We explore the world of award-winning cancer scientist, Dr Sam Behjati
By: Ali Cranage, science writer at the Wellcome Sanger Institute
Dr Sam Behjati looks after children with cancer. He is a Consultant Paediatric Oncologist at Addenbrooke’s Hospital in Cambridge and a Group Leader in Cellular Genetics at the Wellcome Sanger Institute.
The award is made for excellence in research, to an outstanding young researcher in British paediatrics. He spoke to us about his research, which focuses on understanding the origins of childhood cancers.
We first discussed why Sam became a researcher. It wasn’t because he loved the laboratory.
“The first time I did lab work was as a visiting student in Harvard. I didn’t like the actual lab work, but the data and the buzz around it was great.”
“In fact I really hate cells and growing cells. It was a bad start.”
But science suits him, he says. “I am fundamentally attracted to research and the asking of questions. I never considered becoming a doctor without doing science.”

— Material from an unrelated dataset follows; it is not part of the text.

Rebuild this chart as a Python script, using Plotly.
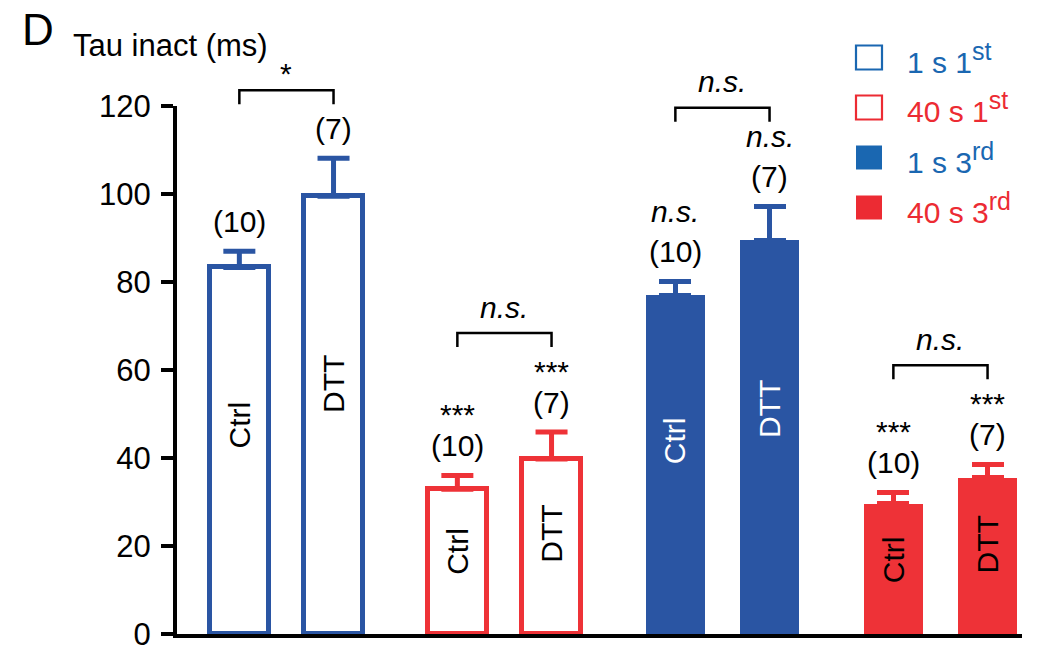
import plotly.graph_objects as go

# ---------------- data ----------------
conditions = ["1 s 1", "40 s 1", "1 s 3", "40 s 3"]
condition_sup = ["st", "st", "rd", "rd"]
treatments = ["Ctrl", "DTT"]
ctrl_mean = [83.3, 32.9, 77.0, 29.6]
ctrl_sem = [3.7, 3.1, 3.2, 2.5]
dtt_mean = [99.5, 39.8, 89.5, 35.5]
dtt_sem = [8.6, 6.1, 7.6, 3.1]
ctrl_n = [10, 10, 10, 10]
dtt_n = [7, 7, 7, 7]
ctrl_sig = ["", "***", "n.s.", "***"]
dtt_sig = ["", "***", "n.s.", "***"]
pair_sig = ["*", "n.s.", "n.s.", "n.s."]
y_ticks = [0, 20, 40, 60, 80, 100, 120]

# ---------------- style ----------------
BLUE = "#2A55A3"
RED = "#EE3237"
bar_colors = [BLUE, RED, BLUE, RED]
filled = [False, False, True, True]
legend_colors = ["#1A67B1", "#EC2B33", "#1A67B1", "#EC2B33"]
label_colors = ["black", "black", "white", "black"]

FONT = "Liberation Sans, Arial, sans-serif"
FS = 30
W, H = 1045, 651
ML, MR, MT, MB = 177, 23, 106, 17
X_RANGE = [-0.502, 3.374]
Y_RANGE = [0, 120]
HALF_SEP = 0.216
BAR_W = 0.272
LABEL_FRAC = 0.57
PLOT_W = W - ML - MR
PLOT_H = H - MT - MB
PX = PLOT_H / (Y_RANGE[1] - Y_RANGE[0])  # pixels per data unit


def xp(x):
    return (x - X_RANGE[0]) / (X_RANGE[1] - X_RANGE[0])


def yp(v):
    return (v - Y_RANGE[0]) / (Y_RANGE[1] - Y_RANGE[0])


def px_x(p):
    return (p - ML) / PLOT_W


def px_y(p):
    return (H - MB - p) / PLOT_H


fig = go.Figure()

for i, cond in enumerate(conditions):
    xs = [i - HALF_SEP, i + HALF_SEP]
    fig.add_trace(go.Bar(
        x=xs, y=[ctrl_mean[i], dtt_mean[i]], width=BAR_W,
        marker=dict(color=bar_colors[i] if filled[i] else "white",
                    line=dict(color=bar_colors[i], width=0 if filled[i] else 5)),
        error_y=dict(type="data", symmetric=False,
                     array=[ctrl_sem[i], dtt_sem[i]], arrayminus=[0, 0],
                     color=bar_colors[i], thickness=5, width=16),
        name=cond + condition_sup[i], showlegend=False, hoverinfo="skip",
    ))

annotations = []
shapes = []


def sig_text(s):
    return "<i>%s</i>" % s if s == "n.s." else s


def txt(x, y, text, yshift=0, angle=0, color="black", size=FS):
    return dict(x=xp(x), y=yp(y), xref="paper", yref="paper", text=text,
                showarrow=False, xanchor="center", yanchor="middle", yshift=yshift,
                textangle=angle, font=dict(size=size, color=color, family=FONT))


for i in range(len(conditions)):
    rows = [
        (i - HALF_SEP, ctrl_mean[i], ctrl_sem[i], ctrl_n[i], ctrl_sig[i], treatments[0]),
        (i + HALF_SEP, dtt_mean[i], dtt_sem[i], dtt_n[i], dtt_sig[i], treatments[1]),
    ]
    tops = []
    for (x, m, s, n, sig, lab) in rows:
        cap = m + s
        annotations.append(txt(x, cap, "(%d)" % n, yshift=30))
        if sig:
            shift = 61 if sig.startswith("*") else 70
            annotations.append(txt(x, cap, sig_text(sig), yshift=shift))
            top_px = 99
        else:
            top_px = 68
        tops.append(cap + top_px / PX)
        annotations.append(txt(x, m * LABEL_FRAC, lab, angle=-90, color=label_colors[i]))
    by = max(tops)
    drop = 14 / PX
    x1, x2 = xp(i - HALF_SEP), xp(i + HALF_SEP)
    y_hi, y_lo = yp(by), yp(by - drop)
    shapes.append(dict(type="path", xref="paper", yref="paper",
                       path="M %f,%f L %f,%f L %f,%f L %f,%f" % (x1, y_lo, x1, y_hi, x2, y_hi, x2, y_lo),
                       line=dict(color="black", width=2.5)))
    ps = pair_sig[i]
    annotations.append(txt(i, by, sig_text(ps), yshift=17 if ps.startswith("*") else 26))

# legend (drawn manually)
for k, cond in enumerate(conditions):
    cy = 57.5 + 50 * k
    shapes.append(dict(type="rect", xref="paper", yref="paper",
                       x0=px_x(856), x1=px_x(882), y0=px_y(cy + 12), y1=px_y(cy - 12),
                       fillcolor=legend_colors[k] if filled[k] else "white",
                       line=dict(color=legend_colors[k], width=0 if filled[k] else 2.2)))
    label = "%s<sup><span style='font-size:25px'>%s</span></sup>" % (cond, condition_sup[k])
    annotations.append(dict(x=px_x(905), y=px_y(cy), xref="paper", yref="paper",
                            text=label, showarrow=False, xanchor="left", yanchor="middle",
                            font=dict(size=FS, color=legend_colors[k], family=FONT)))

# panel letter and axis title
annotations.append(dict(x=px_x(20), y=px_y(29), xref="paper", yref="paper", text="D",
                        showarrow=False, xanchor="left", yanchor="middle",
                        font=dict(size=44, color="black", family=FONT)))
annotations.append(dict(x=px_x(71), y=px_y(45), xref="paper", yref="paper", text="Tau inact (ms)",
                        showarrow=False, xanchor="left", yanchor="middle",
                        font=dict(size=31, color="black", family=FONT)))

fig.update_layout(
    width=W, height=H,
    margin=dict(l=ML, r=MR, t=MT, b=MB, pad=0, autoexpand=False),
    paper_bgcolor="white", plot_bgcolor="white",
    font=dict(family=FONT, size=FS, color="black"),
    xaxis=dict(range=X_RANGE, showgrid=False, zeroline=False, showticklabels=False,
               ticks="", showline=True, linecolor="black", linewidth=4, fixedrange=True,
               automargin=False),
    yaxis=dict(range=Y_RANGE, tickvals=y_ticks, showgrid=False, zeroline=False,
               ticks="outside", ticklen=12, tickwidth=4, tickcolor="black",
               showline=True, linecolor="black", linewidth=4, ticklabelstandoff=4,
               ticklabeloverflow="allow", automargin=False,
               tickfont=dict(size=31, family=FONT, color="black"), fixedrange=True),
    annotations=annotations,
    shapes=shapes,
    bargap=0, showlegend=False,
)

fig.write_html("out.html", config={"displayModeBar": False},
               post_script="document.body.style.margin='0';document.body.style.overflow='hidden';")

Sam came to the Sanger Institute to undertake a PhD in cancer genomics, using computational methods. After time away to complete clinical training, he returned to the Sanger as a group leader. His team aims to find the origins of childhood cancers.
“Childhood cancers are completely different to adult cancers. Adult cancers arise after a lifetime of exposure to factors that can damage DNA; both internal, like errors that creep in when our DNA replicates, and external, like UV light. But in childhood cancers, there’s been little exposure to these. The DNA changes that can give rise to childhood cancers are already present at birth, and we want to track them down.”
Sam’s previous work uncovered the genetic changes that drive the growth of a variety bone and soft tissue tumours, including of some very rare tumours of infants. These findings will help diagnose and treat patients, as well as advance research.
Sam’s latest approach uses new technologies to sequence the mRNA of cancer cells. This data provides a picture of what cancer cells are and how individual cells are functioning. He compares the information from cancer cells to the same data from related healthy tissues, looking for similarities and differences. He works closely with the developmental Human Cell Atlas project, which provides the reference information on how cells function in the earliest stages of life.
“If childhood cancer has a developmental cause, we could develop treatments to target that pathway, rather than the tumours themselves. But at the moment, the quantitative basis for doing that is lacking. So we’re providing it. We are filling the void [of information] with exact readouts of RNA.”
Sam aims to build a knowledge base that provides precise, quantitative descriptions of the developmental states of cells in all childhood cancers.
Genomics and advanced DNA and RNA sequencing techniques have transformed cancer science, says Sam. “Cancer science is logical, quantitative, and unbiased now.”
But that transformation hasn’t changed the way we treat cancer, as yet. The next challenge will be using the latest findings in the clinic.
“The idea now is to give drugs to cells and see what they do to the function and identity of those cells, which we can read off from the DNA.
“Perhaps we might find new ways of treating childhood cancers, we could change cancer cells into something non-cancerous, rather than killing them.”